Emily Thornberry eliminated from Labour leadership race as contest enters final stage
Emily Thornberry has been eliminated from the Labour leadership race after failing to secure enough nominations from local party branches and affiliated groups.
The Shadow Foreign Secretary was unable to win support from the required 33 constituency Labour parties to take her through to the final round of the contest.
Labour Party rules dictate that to make it onto the members’ ballot, candidates should have the backing of 33 CLPs or at least three groups affiliated with the party.
Ms Thornberry had not received nominations from any affiliated groups, but, with nominations from 30 local parties at the beginning of the day, was hoping to reach the required threshold.
She received the backing of Cardiff North, taking her final tally to 31, but was unable to secure any additional nominations by the Friday evening deadline.
Keir Starmer, Rebecca Long-Bailey and Lisa Nandy are now in a three-way race to succeed Jeremy Corbyn, after they all received enough nominations to make it onto the final ballot.
Ms Thornberry tweeted last night: “I’m proud that I was the only candidate to secure nominations from all four nations of the UK, and I’m delighted to have made new friends around the country, and met so many dedicated campaigners, who may be deflated by the election result, but are determined to fight back.
“It was on their behalf that I stood for the leadership, because I’ve always believed we are at our best when – from the dispatch box to the doorstep – we are one, united fighting force, taking on the Tories, and standing up for the communities we represent.”
She continued: “I want to wish Rebecca, Lisa and Keir good luck for the rest of a gruelling campaign. They are three excellent candidates, representing the best of our party, and whoever emerges as the winner, I am sure they will take our party forward, and will do so with my unstinting support.”

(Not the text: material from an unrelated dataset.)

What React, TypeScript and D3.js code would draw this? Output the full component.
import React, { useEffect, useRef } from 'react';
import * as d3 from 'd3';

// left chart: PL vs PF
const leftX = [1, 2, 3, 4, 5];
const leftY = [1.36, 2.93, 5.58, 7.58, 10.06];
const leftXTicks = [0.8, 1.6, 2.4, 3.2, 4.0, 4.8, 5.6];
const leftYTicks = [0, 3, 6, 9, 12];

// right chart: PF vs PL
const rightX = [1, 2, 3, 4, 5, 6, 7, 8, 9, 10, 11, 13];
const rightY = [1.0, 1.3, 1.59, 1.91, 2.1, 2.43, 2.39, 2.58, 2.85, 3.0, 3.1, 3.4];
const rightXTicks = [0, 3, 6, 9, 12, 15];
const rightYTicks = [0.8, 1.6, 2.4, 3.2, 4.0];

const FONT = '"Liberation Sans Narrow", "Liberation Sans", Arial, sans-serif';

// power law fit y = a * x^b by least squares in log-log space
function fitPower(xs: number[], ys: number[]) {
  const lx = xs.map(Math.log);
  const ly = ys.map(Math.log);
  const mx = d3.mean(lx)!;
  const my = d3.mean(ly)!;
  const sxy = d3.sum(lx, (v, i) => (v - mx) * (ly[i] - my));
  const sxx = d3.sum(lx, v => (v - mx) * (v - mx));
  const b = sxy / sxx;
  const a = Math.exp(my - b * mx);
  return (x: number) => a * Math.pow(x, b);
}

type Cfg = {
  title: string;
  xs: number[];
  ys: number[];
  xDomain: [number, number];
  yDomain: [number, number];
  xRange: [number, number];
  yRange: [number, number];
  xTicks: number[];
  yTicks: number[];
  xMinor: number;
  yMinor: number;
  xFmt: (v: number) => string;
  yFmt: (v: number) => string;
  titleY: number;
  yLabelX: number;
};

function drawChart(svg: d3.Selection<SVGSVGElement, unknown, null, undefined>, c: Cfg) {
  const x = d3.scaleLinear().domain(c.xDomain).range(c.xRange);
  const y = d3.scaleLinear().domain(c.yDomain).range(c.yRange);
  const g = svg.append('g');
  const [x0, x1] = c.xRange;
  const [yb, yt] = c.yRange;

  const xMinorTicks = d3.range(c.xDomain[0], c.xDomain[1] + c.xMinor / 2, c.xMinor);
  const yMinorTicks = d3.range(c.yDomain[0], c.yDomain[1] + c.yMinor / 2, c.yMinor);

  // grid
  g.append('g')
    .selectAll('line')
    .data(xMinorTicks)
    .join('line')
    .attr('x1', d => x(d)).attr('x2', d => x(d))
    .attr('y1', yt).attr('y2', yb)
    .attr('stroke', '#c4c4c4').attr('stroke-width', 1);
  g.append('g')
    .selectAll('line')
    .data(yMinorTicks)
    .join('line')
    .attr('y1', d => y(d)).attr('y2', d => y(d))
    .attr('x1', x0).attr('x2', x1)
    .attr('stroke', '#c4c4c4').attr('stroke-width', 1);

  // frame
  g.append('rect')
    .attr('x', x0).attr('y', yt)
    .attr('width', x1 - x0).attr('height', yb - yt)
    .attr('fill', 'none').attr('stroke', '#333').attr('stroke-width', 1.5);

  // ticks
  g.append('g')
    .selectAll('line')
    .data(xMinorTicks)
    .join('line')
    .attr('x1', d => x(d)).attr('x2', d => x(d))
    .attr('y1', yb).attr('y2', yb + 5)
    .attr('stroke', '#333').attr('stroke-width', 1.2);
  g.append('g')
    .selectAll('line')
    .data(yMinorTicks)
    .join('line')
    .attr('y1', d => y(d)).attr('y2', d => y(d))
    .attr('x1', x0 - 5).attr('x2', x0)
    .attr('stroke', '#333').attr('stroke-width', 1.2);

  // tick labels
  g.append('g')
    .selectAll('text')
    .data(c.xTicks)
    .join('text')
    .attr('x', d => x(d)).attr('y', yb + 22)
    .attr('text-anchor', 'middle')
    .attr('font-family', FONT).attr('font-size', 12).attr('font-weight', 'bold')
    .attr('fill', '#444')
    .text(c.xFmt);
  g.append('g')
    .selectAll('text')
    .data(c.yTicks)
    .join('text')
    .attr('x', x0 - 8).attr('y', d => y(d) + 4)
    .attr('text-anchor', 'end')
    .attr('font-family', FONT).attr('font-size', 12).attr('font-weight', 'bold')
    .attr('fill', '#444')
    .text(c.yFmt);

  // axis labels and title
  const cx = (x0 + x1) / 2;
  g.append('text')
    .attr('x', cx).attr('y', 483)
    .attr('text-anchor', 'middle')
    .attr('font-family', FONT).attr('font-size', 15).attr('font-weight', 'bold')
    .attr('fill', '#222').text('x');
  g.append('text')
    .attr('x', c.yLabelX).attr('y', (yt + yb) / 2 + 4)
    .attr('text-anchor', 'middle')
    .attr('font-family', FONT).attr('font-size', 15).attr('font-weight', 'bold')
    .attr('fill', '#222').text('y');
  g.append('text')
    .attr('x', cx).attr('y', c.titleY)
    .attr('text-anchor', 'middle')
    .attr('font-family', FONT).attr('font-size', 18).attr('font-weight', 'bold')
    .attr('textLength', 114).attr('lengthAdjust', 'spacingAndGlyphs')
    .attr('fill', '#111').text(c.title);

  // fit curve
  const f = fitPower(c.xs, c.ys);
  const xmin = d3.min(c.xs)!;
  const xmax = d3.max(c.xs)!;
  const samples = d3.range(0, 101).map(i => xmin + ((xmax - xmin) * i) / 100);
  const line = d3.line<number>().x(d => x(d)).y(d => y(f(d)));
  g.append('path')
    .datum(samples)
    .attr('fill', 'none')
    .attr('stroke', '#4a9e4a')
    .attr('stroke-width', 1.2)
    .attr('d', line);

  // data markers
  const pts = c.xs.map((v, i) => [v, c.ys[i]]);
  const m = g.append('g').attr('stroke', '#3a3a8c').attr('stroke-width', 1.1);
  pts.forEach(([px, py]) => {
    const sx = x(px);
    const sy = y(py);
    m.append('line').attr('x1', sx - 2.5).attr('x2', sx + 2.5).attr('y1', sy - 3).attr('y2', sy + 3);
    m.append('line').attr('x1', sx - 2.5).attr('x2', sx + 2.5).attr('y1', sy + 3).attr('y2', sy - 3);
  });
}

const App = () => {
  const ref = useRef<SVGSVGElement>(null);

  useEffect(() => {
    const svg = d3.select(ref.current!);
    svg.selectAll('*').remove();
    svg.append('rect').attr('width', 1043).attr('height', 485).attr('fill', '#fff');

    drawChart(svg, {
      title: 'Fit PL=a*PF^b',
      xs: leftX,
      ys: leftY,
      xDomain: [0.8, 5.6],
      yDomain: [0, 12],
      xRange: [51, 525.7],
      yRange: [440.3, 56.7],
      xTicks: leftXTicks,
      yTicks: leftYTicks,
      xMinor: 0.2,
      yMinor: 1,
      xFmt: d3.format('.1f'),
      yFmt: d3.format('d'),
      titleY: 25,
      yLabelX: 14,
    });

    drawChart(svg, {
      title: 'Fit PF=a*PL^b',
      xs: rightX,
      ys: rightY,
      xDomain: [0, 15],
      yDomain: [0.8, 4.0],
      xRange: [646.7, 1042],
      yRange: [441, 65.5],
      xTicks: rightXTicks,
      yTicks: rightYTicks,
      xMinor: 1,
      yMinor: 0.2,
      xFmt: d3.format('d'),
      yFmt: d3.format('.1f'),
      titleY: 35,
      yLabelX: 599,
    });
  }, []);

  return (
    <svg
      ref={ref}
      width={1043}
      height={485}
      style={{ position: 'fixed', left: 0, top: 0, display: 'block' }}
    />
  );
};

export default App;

The remaining candidates will increase their campaigning efforts over the coming weeks, and will get access to the party’s membership data this weekend.
The names and phone numbers of members will be given to the candidates by 5pm today, but the party has come under fire for charging candidates up to £5,000 for the information.
Mr Starmer will enter the final stage of the contest as the frontrunner, after he won the backing of 374 CLPs and trade unions including UNISION, the largest in the country.
Ms Long-Bailey received the support of 164 local parties and trade unions such as Unite, while Ms Nandy was backed by 72 CLPs and groups like the National Union of Mineworkers.
Labour Party members will vote for their favourite candidate between 24 February and 2 April, with the result announced on 4 April.